73 School of Athens

Dr. Beth Harris and Dr. Steven Zucker provide a description, historical perspective, and analysis of Raphael’s School of Athens.

Raphael, School of Athens, fresco, 1509–1511 (Stanza della Segnatura, Palazzi Pontifici, Vatican)

A large room constructed with classical roman arches. The room is filled with philosophers and great thinkers.
Figure 1. Raphael, School of Athens

The School of Athens represents all the greatest mathematicians, philosophers and scientists from classical antiquity gathered together sharing their ideas and learning from each other. These figures all lived at different times, but here they are gathered together under one roof.

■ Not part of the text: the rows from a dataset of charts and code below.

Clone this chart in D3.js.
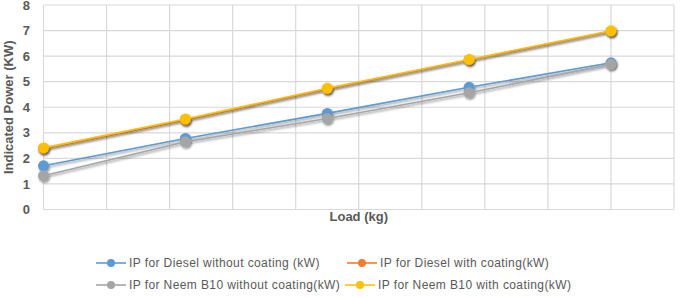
<!DOCTYPE html>
<html>
<head>
<meta charset="utf-8">
<script src="https://cdn.jsdelivr.net/npm/d3@7"></script>
<style>
  body { margin: 0; background: #fff; }
  svg { display: block; font-family: Arial, "Liberation Sans", sans-serif; }
</style>
</head>
<body>
<script>
// data
var loads = [0, 4.5, 9, 13.5, 18];
var dieselNoCoat = [1.71, 2.78, 3.76, 4.78, 5.74];
var dieselCoat = [2.38, 3.5, 4.72, 5.85, 6.97];
var neemNoCoat = [1.32, 2.65, 3.56, 4.57, 5.68];
var neemCoat = [2.41, 3.54, 4.74, 5.87, 6.99];
var seriesNames = ["IP for Diesel without coating (kW)", "IP for Diesel with coating(kW)",
  "IP for Neem B10 without coating(kW)", "IP for Neem B10 with coating(kW)"];
var yTicks = [0, 1, 2, 3, 4, 5, 6, 7, 8];
var xTicks = [0, 2, 4, 6, 8, 10, 12, 14, 16, 18, 20];

var w = 681, h = 298;
var colors = ["#5B9BD5", "#ED7D31", "#A5A5A5", "#FFC000"];
var allSeries = [dieselNoCoat, dieselCoat, neemNoCoat, neemCoat];

var svg = d3.select("body").append("svg")
  .attr("width", w).attr("height", h);

var defs = svg.append("defs");
defs.append("filter").attr("id", "shadow")
  .attr("x", "-50%").attr("y", "-50%").attr("width", "200%").attr("height", "200%")
  .append("feDropShadow")
  .attr("dx", 1).attr("dy", 1.5).attr("stdDeviation", 1.2)
  .attr("flood-color", "#000").attr("flood-opacity", 0.45);

var xScale = d3.scaleLinear().domain([0, 20]).range([43.5, 674]);
var yScale = d3.scaleLinear().domain([0, 8]).range([209.5, 5]);

// gridlines
svg.append("g").selectAll("line.h")
  .data(yTicks).enter().append("line")
  .attr("x1", xScale(0)).attr("x2", xScale(20))
  .attr("y1", d => yScale(d)).attr("y2", d => yScale(d))
  .attr("stroke", "#d9d9d9").attr("stroke-width", 1.2);

svg.append("g").selectAll("line.v")
  .data(xTicks).enter().append("line")
  .attr("y1", yScale(0)).attr("y2", yScale(8))
  .attr("x1", d => xScale(d)).attr("x2", d => xScale(d))
  .attr("stroke", "#d9d9d9").attr("stroke-width", 1.2);

// y axis labels
const yAxis = d3.axisLeft(yScale).tickValues(yTicks).tickSize(0).tickPadding(0);
var yg = svg.append("g")
  .attr("transform", "translate(30,0)")
  .call(yAxis);
yg.select(".domain").remove();
yg.selectAll("text")
  .attr("font-size", 13).attr("font-weight", "bold")
  .attr("fill", "#595959").attr("font-family", "Arial, 'Liberation Sans', sans-serif");

// axis titles
svg.append("text")
  .attr("x", (xScale(0) + xScale(20)) / 2).attr("y", 221)
  .attr("text-anchor", "middle")
  .attr("font-size", 13).attr("font-weight", "bold").attr("fill", "#595959")
  .text("Load (kg)");

svg.append("text")
  .attr("transform", "translate(13," + ((yScale(0) + yScale(8)) / 2) + ") rotate(-90)")
  .attr("text-anchor", "middle")
  .attr("font-size", 13).attr("font-weight", "bold").attr("fill", "#595959")
  .text("Indicated Power (KW)");

// lines and markers
var line = d3.line().x((d, i) => xScale(loads[i])).y(d => yScale(d));

allSeries.forEach(function(vals, k) {
  var g = svg.append("g").attr("filter", "url(#shadow)");
  g.append("path")
    .attr("d", line(vals))
    .attr("fill", "none")
    .attr("stroke", colors[k])
    .attr("stroke-width", 1.6);
  g.selectAll("circle")
    .data(vals).enter().append("circle")
    .attr("cx", (d, i) => xScale(loads[i]))
    .attr("cy", d => yScale(d))
    .attr("r", 5.5)
    .attr("fill", colors[k]);
});

// legend
var legendPos = [[96, 263], [347, 263], [96, 285], [345, 285]];
seriesNames.forEach(function(name, k) {
  var lx = legendPos[k][0], ly = legendPos[k][1];
  var lg = svg.append("g");
  lg.append("line")
    .attr("x1", lx).attr("x2", lx + 30)
    .attr("y1", ly).attr("y2", ly)
    .attr("stroke", colors[k]).attr("stroke-width", 1.6);
  lg.append("circle")
    .attr("cx", lx + 15).attr("cy", ly).attr("r", 4)
    .attr("fill", colors[k]);
  lg.append("text")
    .attr("x", lx + 33).attr("y", ly + 4)
    .attr("font-size", 12).attr("letter-spacing", 0.4).attr("fill", "#595959")
    .text(name);
});
</script>
</body>
</html>
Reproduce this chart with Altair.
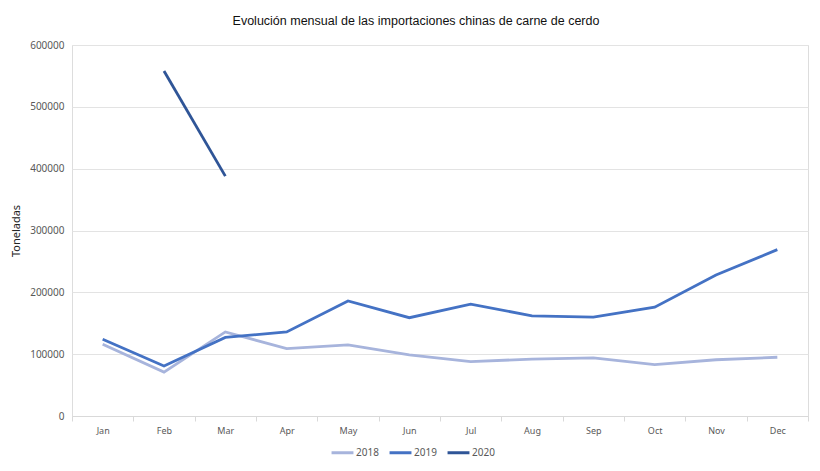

The two thinkers in the very center, Aristotle (on the right) and Plato (on the left, pointing up) have been enormously important to Western thinking generally, and in different ways, their different philosophies were incoporated into Christianity. Plato holds his book called The Timaeus.

Plato points up because in his philosophy the changing world that we see around us is just a shadow of a higher, truer reality that is eternal and unchanging (and include things like goodness and beauty). For Plato, this otherworldly reality is the ultimate reality, and the seat of all truth, beauty, justice, and wisdom.

Aristotle holds his hand down, because in his philosophy, the only reality is the reality that we can see and experience by sight and touch (exactly the reality dismissed by Plato). Aristotle’s Ethics (the book that he holds) “emphasized the relationships, justice, friendship, and government of the human world and the need to study it.”

Pythagoras (lower left) believed that the world (including the movement of the planets and stars) operated according to mathematical laws. These mathematical laws were related to ideas of musical and cosmic harmony, and thus (for the Christians who interpreted him in the Renaissance) to God. Pythagoras taught that each of the planets produced a note as it moved, based on its distance from the earth. Together, the movement of all the planets was perfect harmony—”the harmony of the spheres.”

Close up of Ptolemy and Raphael. Raphael is a young man wearing red clothing.
Figure 2. Raphael included a self-portrait of himself, standing next to Ptolemy. He looks right out at us.

Ptolemy (he has his back to us on the lower right), holds a sphere of the earth, next to him is Zaroaster who holds a celestial sphere. Ptolemy tried to mathematically explain the movements of the planets (which was not easy since some of them appear to move backwards!). His theory of how they all moved around the earth remained the authority until Copernicus and Kepler figured out (in the late 1500s) that the earth was not at the center of the universe, and that the planets moved in orbits the shape of ellipses not in circles.